Work to complete:
Please transcribe the listing below in full and word for word, without its pictures.

+++++

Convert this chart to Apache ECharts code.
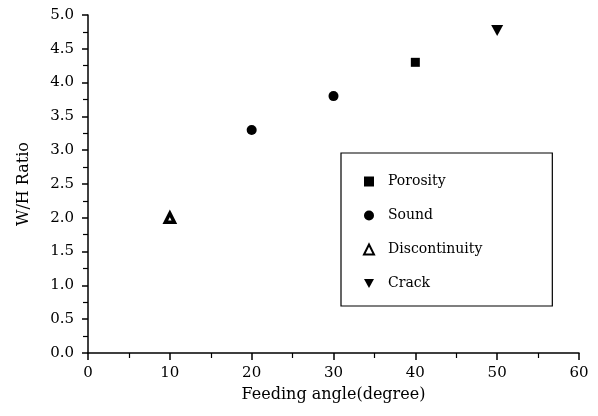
<!DOCTYPE html>
<html>
<head>
<meta charset="utf-8">
<script src="https://cdn.jsdelivr.net/npm/echarts@6/dist/echarts.min.js"></script>
<style>
  html, body { margin: 0; padding: 0; background: #fff; }
  #chart { width: 598px; height: 416px; }
</style>
</head>
<body>
<div id="chart"></div>
<script>
const porosity = [[40, 4.3]];
const sound = [[20, 3.3], [30, 3.8]];
const discontinuity = [[10, 2.0]];
const crack = [[50, 4.77]];

const font = 'DejaVu Serif';
const chart = echarts.init(document.getElementById('chart'));

const axisLine = { lineStyle: { color: '#000', width: 1.5 } };
const downTriangle = 'path://M0,0L12,0L6,11Z';

const option = {
  backgroundColor: '#fff',
  animation: false,
  grid: { left: 88, right: 19, top: 15, bottom: 63 },
  xAxis: {
    type: 'value',
    min: 0, max: 60, interval: 10,
    name: 'Feeding angle(degree)',
    nameLocation: 'middle',
    nameGap: 34,
    nameTextStyle: { fontFamily: font, fontSize: 16, color: '#000' },
    axisLine: axisLine,
    axisTick: { show: true, length: 7, lineStyle: { color: '#000', width: 1.5 } },
    minorTick: { show: true, splitNumber: 2, length: 5, lineStyle: { color: '#000', width: 1.2 } },
    splitLine: { show: false },
    axisLabel: { fontFamily: font, fontSize: 15, color: '#000', margin: 13 }
  },
  yAxis: {
    type: 'value',
    min: 0, max: 5, interval: 0.5,
    name: 'W/H Ratio',
    nameLocation: 'middle',
    nameGap: 56,
    nameTextStyle: { fontFamily: font, fontSize: 16, color: '#000' },
    axisLine: axisLine,
    axisTick: { show: true, length: 6, lineStyle: { color: '#000', width: 1.5 } },
    minorTick: { show: true, splitNumber: 2, length: 5, lineStyle: { color: '#000', width: 1.2 } },
    splitLine: { show: false },
    axisLabel: { fontFamily: font, fontSize: 15, color: '#000', margin: 14,
      formatter: v => v.toFixed(1) }
  },
  legend: {
    orient: 'vertical',
    left: 341, top: 153,
    padding: [21, 70, 15, 22],
    itemGap: 19,
    itemWidth: 10, itemHeight: 10,
    borderColor: '#000', borderWidth: 1.2,
    textStyle: { fontFamily: font, fontSize: 14, color: '#000', lineHeight: 15, padding: [0, 0, 0, 9] },
    data: ['Porosity', 'Sound', 'Discontinuity', 'Crack']
  },
  series: [
    { name: 'Porosity', type: 'scatter', data: porosity, symbol: 'rect', symbolSize: 9,
      itemStyle: { color: '#000', opacity: 1 } },
    { name: 'Sound', type: 'scatter', data: sound, symbol: 'circle', symbolSize: 10,
      itemStyle: { color: '#000', opacity: 1 } },
    { name: 'Discontinuity', type: 'scatter', data: discontinuity, symbol: 'triangle', symbolSize: 9,
      itemStyle: { color: '#fff', borderColor: '#000', borderWidth: 3.5, opacity: 1 } },
    { name: 'Crack', type: 'scatter', data: crack, symbol: downTriangle, symbolSize: [12, 11],
      itemStyle: { color: '#000', opacity: 1 } }
  ]
};

chart.setOption(option);
</script>
</body>
</html>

+++++

Exercise answer:
Convert this chart to Apache ECharts code.
<!DOCTYPE html>
<html>
<head>
<meta charset="utf-8">
<script src="https://cdn.jsdelivr.net/npm/echarts@6/dist/echarts.min.js"></script>
<style>
  html, body { margin: 0; padding: 0; background: #fff; }
  #chart { width: 598px; height: 416px; }
</style>
</head>
<body>
<div id="chart"></div>
<script>
const porosity = [[40, 4.3]];
const sound = [[20, 3.3], [30, 3.8]];
const discontinuity = [[10, 2.0]];
const crack = [[50, 4.77]];

const font = 'DejaVu Serif';
const chart = echarts.init(document.getElementById('chart'));

const axisLine = { lineStyle: { color: '#000', width: 1.5 } };
const downTriangle = 'path://M0,0L12,0L6,11Z';

const option = {
  backgroundColor: '#fff',
  animation: false,
  grid: { left: 88, right: 19, top: 15, bottom: 63 },
  xAxis: {
    type: 'value',
    min: 0, max: 60, interval: 10,
    name: 'Feeding angle(degree)',
    nameLocation: 'middle',
    nameGap: 34,
    nameTextStyle: { fontFamily: font, fontSize: 16, color: '#000' },
    axisLine: axisLine,
    axisTick: { show: true, length: 7, lineStyle: { color: '#000', width: 1.5 } },
    minorTick: { show: true, splitNumber: 2, length: 5, lineStyle: { color: '#000', width: 1.2 } },
    splitLine: { show: false },
    axisLabel: { fontFamily: font, fontSize: 15, color: '#000', margin: 13 }
  },
  yAxis: {
    type: 'value',
    min: 0, max: 5, interval: 0.5,
    name: 'W/H Ratio',
    nameLocation: 'middle',
    nameGap: 56,
    nameTextStyle: { fontFamily: font, fontSize: 16, color: '#000' },
    axisLine: axisLine,
    axisTick: { show: true, length: 6, lineStyle: { color: '#000', width: 1.5 } },
    minorTick: { show: true, splitNumber: 2, length: 5, lineStyle: { color: '#000', width: 1.2 } },
    splitLine: { show: false },
    axisLabel: { fontFamily: font, fontSize: 15, color: '#000', margin: 14,
      formatter: v => v.toFixed(1) }
  },
  legend: {
    orient: 'vertical',
    left: 341, top: 153,
    padding: [21, 70, 15, 22],
    itemGap: 19,
    itemWidth: 10, itemHeight: 10,
    borderColor: '#000', borderWidth: 1.2,
    textStyle: { fontFamily: font, fontSize: 14, color: '#000', lineHeight: 15, padding: [0, 0, 0, 9] },
    data: ['Porosity', 'Sound', 'Discontinuity', 'Crack']
  },
  series: [
    { name: 'Porosity', type: 'scatter', data: porosity, symbol: 'rect', symbolSize: 9,
      itemStyle: { color: '#000', opacity: 1 } },
    { name: 'Sound', type: 'scatter', data: sound, symbol: 'circle', symbolSize: 10,
      itemStyle: { color: '#000', opacity: 1 } },
    { name: 'Discontinuity', type: 'scatter', data: discontinuity, symbol: 'triangle', symbolSize: 9,
      itemStyle: { color: '#fff', borderColor: '#000', borderWidth: 3.5, opacity: 1 } },
    { name: 'Crack', type: 'scatter', data: crack, symbol: downTriangle, symbolSize: [12, 11],
      itemStyle: { color: '#000', opacity: 1 } }
  ]
};

chart.setOption(option);
</script>
</body>
</html>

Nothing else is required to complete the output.